Jeudi 22 septembre à 5 heures, la mobilisation continue : quelques dizaines de personnes bloquent les routes d’accès au chantier et ralentissent les travaux. En face, on renforce les moyens en bûcherons et personnel de sécurité. Puis, quelques militants parmi les plus résolus montent dans les arbres encore debout. C’est alors qu’un bûcheron particulièrement agressif tronçonne celui sur lequel s’est juchée une manifestante. Celle-ci tombe et se blesse. Transportée par les pompiers à l’hôpital de Sisteron, elle est admise aux urgences mais son état est heureusement sans gravité. Qu’à cela ne tienne, les travaux continuent…

En fin de matinée, la sous-préfète de Forcalquier se déclarera sincèrement désolée de cet accident.
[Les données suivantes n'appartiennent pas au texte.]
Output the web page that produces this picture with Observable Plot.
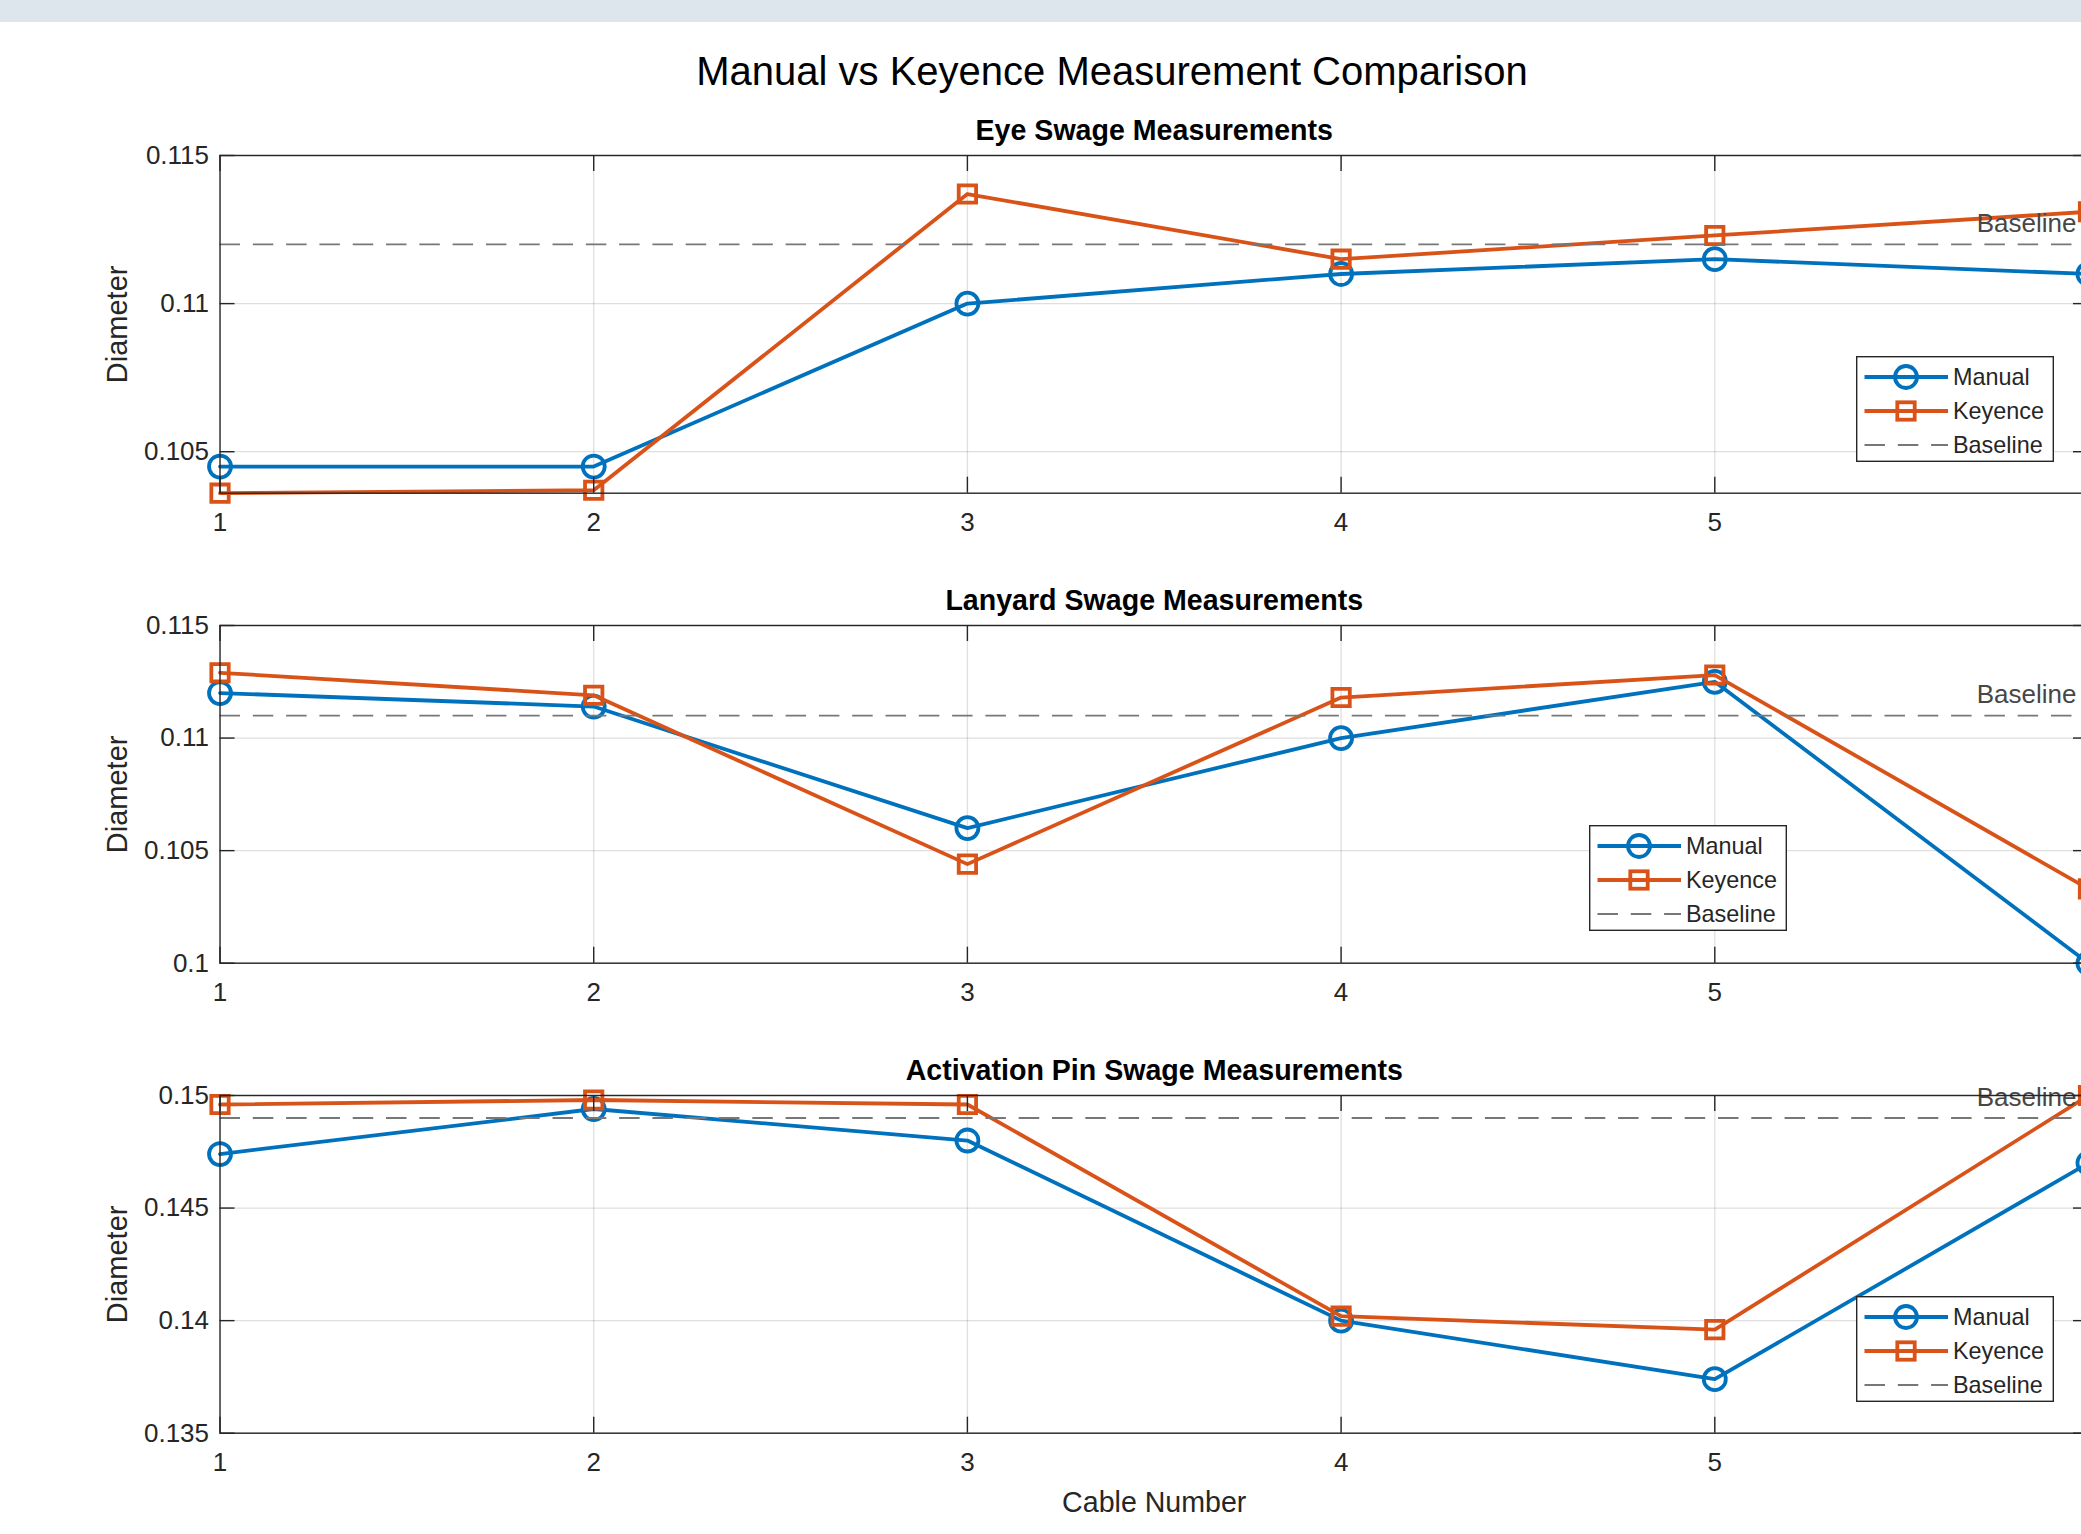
<!DOCTYPE html>
<html><head><meta charset="utf-8">
<script src="https://cdn.jsdelivr.net/npm/d3@7"></script>
<script src="https://cdn.jsdelivr.net/npm/@observablehq/plot@0.6"></script>
<style>
html,body{margin:0;padding:0;background:#fff;overflow:hidden;width:2081px;height:1534px;position:relative;}
#topband{position:absolute;left:0;top:0;width:2081px;height:22px;background:#dce6ec;}
#title{position:absolute;left:1112px;top:51px;transform:translateX(-50%);font-family:"Liberation Sans",Arial,sans-serif;font-size:40px;line-height:40px;color:#000;white-space:nowrap;}
.panel{position:absolute;left:0;}
.legend{position:absolute;}
</style></head><body>
<div id="topband"></div>
<div id="title">Manual vs Keyence Measurement Comparison</div>
<script>
// ---------------- data ----------------
const cables = [1, 2, 3, 4, 5, 6];
const xTicks = [1, 2, 3, 4, 5, 6];
const seriesNames = ["Manual", "Keyence"];
const baselineName = "Baseline";
const panelTitles = ["Eye Swage Measurements", "Lanyard Swage Measurements", "Activation Pin Swage Measurements"];
const yLabel = "Diameter";
const xLabel = "Cable Number";

const eyeManual = [0.1045, 0.1045, 0.1100, 0.1110, 0.1115, 0.1110];
const eyeKeyence = [0.1036, 0.1037, 0.1137, 0.1115, 0.1123, 0.1131];
const eyeBaseline = 0.112;
const eyeYTicks = [0.105, 0.11, 0.115];
const eyeYDomain = [0.1036, 0.115];

const lanyardManual = [0.1120, 0.1114, 0.1060, 0.1100, 0.1125, 0.1000];
const lanyardKeyence = [0.1129, 0.1119, 0.1044, 0.1118, 0.1128, 0.1033];
const lanyardBaseline = 0.111;
const lanyardYTicks = [0.1, 0.105, 0.11, 0.115];
const lanyardYDomain = [0.1, 0.115];

const pinManual = [0.1474, 0.1494, 0.1480, 0.1400, 0.1374, 0.1470];
const pinKeyence = [0.1496, 0.1498, 0.1496, 0.1402, 0.1396, 0.1500];
const pinBaseline = 0.149;
const pinYTicks = [0.135, 0.14, 0.145, 0.15];
const pinYDomain = [0.135, 0.15];

// ---------------- layout / style ----------------
const BLUE = "#0072BD", ORANGE = "#D95319", AXIS = "#262626";
const FONT = "'Liberation Sans', Arial, Helvetica, sans-serif";
const LW = 3.8;
const W = 2200, ML = 219.5, MR = W - 2088;
const axesTops = [154.5, 624.5, 1095];
const axesH = 337.7;
const MT = 60;
const MBs = [60, 60, 100];
const plotW = W - ML - MR;

const panels = [
  {manual: eyeManual, keyence: eyeKeyence, baseline: eyeBaseline, yTicks: eyeYTicks, domain: eyeYDomain, legend: [1856, 355.5]},
  {manual: lanyardManual, keyence: lanyardKeyence, baseline: lanyardBaseline, yTicks: lanyardYTicks, domain: lanyardYDomain, legend: [1589, 825]},
  {manual: pinManual, keyence: pinKeyence, baseline: pinBaseline, yTicks: pinYTicks, domain: pinYDomain, legend: [1856, 1295.5]}
];

panels.forEach((cfg, i) => {
  const MB = MBs[i];
  const H = MT + axesH + MB;
  const data = cables.map((c, j) => ({cable: c, manual: cfg.manual[j], keyence: cfg.keyence[j]}));
  const marks = [
    Plot.ruleX(xTicks.slice(1, -1), {x: d => d, stroke: AXIS, strokeOpacity: 0.15, strokeWidth: 1.3}),
    Plot.ruleY(cfg.yTicks, {y: d => d, stroke: AXIS, strokeOpacity: 0.15, strokeWidth: 1.3}),
    Plot.line(data, {x: "cable", y: "manual", stroke: BLUE, strokeWidth: LW}),
    Plot.dot(data, {x: "cable", y: "manual", symbol: "circle", r: 11, stroke: BLUE, fill: "none", strokeWidth: LW}),
    Plot.line(data, {x: "cable", y: "keyence", stroke: ORANGE, strokeWidth: LW}),
    Plot.dot(data, {x: "cable", y: "keyence", symbol: "square", r: 9.8, stroke: ORANGE, fill: "none", strokeWidth: LW}),
    Plot.ruleY([cfg.baseline], {y: d => d, stroke: "#777", strokeWidth: 1.8, strokeDasharray: "20.5,12.8"}),
    Plot.text([cfg.baseline], {y: d => d, text: () => baselineName, frameAnchor: "right", textAnchor: "end", lineAnchor: "bottom", dx: -12, dy: -12.5, fontSize: 26, fill: "#474747"}),
    Plot.frame({stroke: AXIS, strokeWidth: 1.4}),
    Plot.tickX(xTicks, {x: d => d, insetTop: axesH - 16, stroke: AXIS, strokeWidth: 1.4}),
    Plot.tickX(xTicks, {x: d => d, insetBottom: axesH - 16, stroke: AXIS, strokeWidth: 1.4}),
    Plot.tickY(cfg.yTicks, {y: d => d, insetRight: plotW - 15, stroke: AXIS, strokeWidth: 1.4}),
    Plot.tickY(cfg.yTicks, {y: d => d, insetLeft: plotW - 15, stroke: AXIS, strokeWidth: 1.4}),
    Plot.axisX({ticks: xTicks, tickSize: 0, tickPadding: 19.5, fontSize: 26, tickFormat: d3.format("d"), label: null, fill: AXIS}),
    Plot.axisY({ticks: cfg.yTicks, tickSize: 0, tickPadding: 11, fontSize: 26, tickFormat: d3.format("~g"), label: null, fill: AXIS}),
    Plot.text([panelTitles[i]], {text: d => d, frameAnchor: "top", lineAnchor: "bottom", dy: -15.5, fontSize: 28.6, fontWeight: "bold", fill: "#000"}),
    Plot.text([yLabel], {text: d => d, frameAnchor: "left", rotate: -90, dx: -102, fontSize: 29, textAnchor: "middle", lineAnchor: "middle", fill: AXIS})
  ];
  if (i === 2) marks.push(Plot.text([xLabel], {text: d => d, frameAnchor: "bottom", lineAnchor: "top", dy: 58, fontSize: 28.6, fill: AXIS}));
  const svg = Plot.plot({
    width: W, height: H,
    marginLeft: ML, marginRight: MR, marginTop: MT, marginBottom: MB,
    x: {domain: [1, 6], label: null},
    y: {domain: cfg.domain, label: null},
    style: `background:none;max-width:none;overflow:visible;font-family:${FONT};color:${AXIS};`,
    marks
  });
  const wrap = document.createElement("div");
  wrap.className = "panel";
  wrap.style.top = (axesTops[i] - MT) + "px";
  wrap.appendChild(svg);
  document.body.appendChild(wrap);

  // legend box (MATLAB-style, inside axes)
  const lw = 198, lh = 106;
  const lg = d3.select("body").append("div").attr("class", "legend")
    .style("left", cfg.legend[0] + "px").style("top", cfg.legend[1] + "px");
  const ls = lg.append("svg").attr("width", lw).attr("height", lh).style("display", "block").style("font-family", FONT);
  ls.append("rect").attr("x", 0.7).attr("y", 0.7).attr("width", lw - 1.4).attr("height", lh - 1.4)
    .attr("fill", "#fff").attr("stroke", AXIS).attr("stroke-width", 1.4);
  const rows = [
    {name: seriesNames[0], color: BLUE, symbol: "circle"},
    {name: seriesNames[1], color: ORANGE, symbol: "square"},
    {name: baselineName, color: "#777", symbol: null}
  ];
  rows.forEach((r, k) => {
    const cy = 21 + 34 * k;
    const ln = ls.append("line").attr("x1", 8.5).attr("x2", 92).attr("y1", cy).attr("y2", cy)
      .attr("stroke", r.color).attr("stroke-width", r.symbol ? LW : 1.8);
    if (!r.symbol) ln.attr("stroke-dasharray", "20.5,12.8");
    if (r.symbol === "circle") ls.append("circle").attr("cx", 50).attr("cy", cy).attr("r", 11).attr("fill", "none").attr("stroke", r.color).attr("stroke-width", LW);
    if (r.symbol === "square") ls.append("rect").attr("x", 50 - 8.7).attr("y", cy - 8.7).attr("width", 17.4).attr("height", 17.4).attr("fill", "none").attr("stroke", r.color).attr("stroke-width", LW);
    ls.append("text").attr("x", 97).attr("y", cy).attr("dy", "0.35em").attr("font-size", 23.4).attr("fill", AXIS).text(r.name);
  });
});
</script>
</body></html>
On conviendra de poursuivre les échanges et une invitation sera lancée afin de visiter le site devenu paysage lunaire. On cherchera en vain les espèces protégées. Comme le dit un des opposants : « avec le charbon et le pétrole, nous avons pollué l’air, l’eau et la terre. Aujourd’hui, nous en venons à détruire les forêts pour produire de l’électricité. Nous avons un gros problème… »

Isabelle Bourboulon, journaliste indépendante, et Richard Collin, président d’Amilure

index projet : #cruis-aubert
Récit de la destruction d’une forêt

Un commentaire sur « Récit de la destruction d’une forêt »

  1. Détruire les forêts dans une des régions les plus arides de France, où le problème de la sècheresse a de tout temps été crucial, est criminel. Les décisions des autorités locales sont incompréhensibles! En plus, détruire les forêts au nom de “l’écologie”, supprimer les “poumons verts” au nom de l’écologie est un non-sens, mais en plus il y a abus de confiance, ou trahison de l’écologie! N’y a-t-il pas d’autres endroits pour installer les panneaux photovoltaïques? Les toitures des entreprises et des grands centres commerciaux par exemple, et même de corps de fermes, des remises pourquoi pas? …sans compter les forêts ravagées par des incendies! L’énergie solaire, oui bien sûr, mais pas n’importe où, ni n’importe comment! La montagne de Lure était déjà, lorsque nous étions enfants, répertoriée parmi les sites comportant des espèces rares de flore et de faune. Nos parents nous apprenaient au cours des randonnées à les découvrir et les reconnaître. Abattre les arbres revient à anéantir tout cet univers. C’est horrible à voir! Où irons-nous chercher de l’ombre l’été? Les autorités locales n’habitent pas la région? Ne se sentent-elles pas concernées??? Faut-il reléguer la beauté du site de la montagne de Lure aux oubliettes, dans des livres, des reportages qui ne seront plus que la mémoire du passé?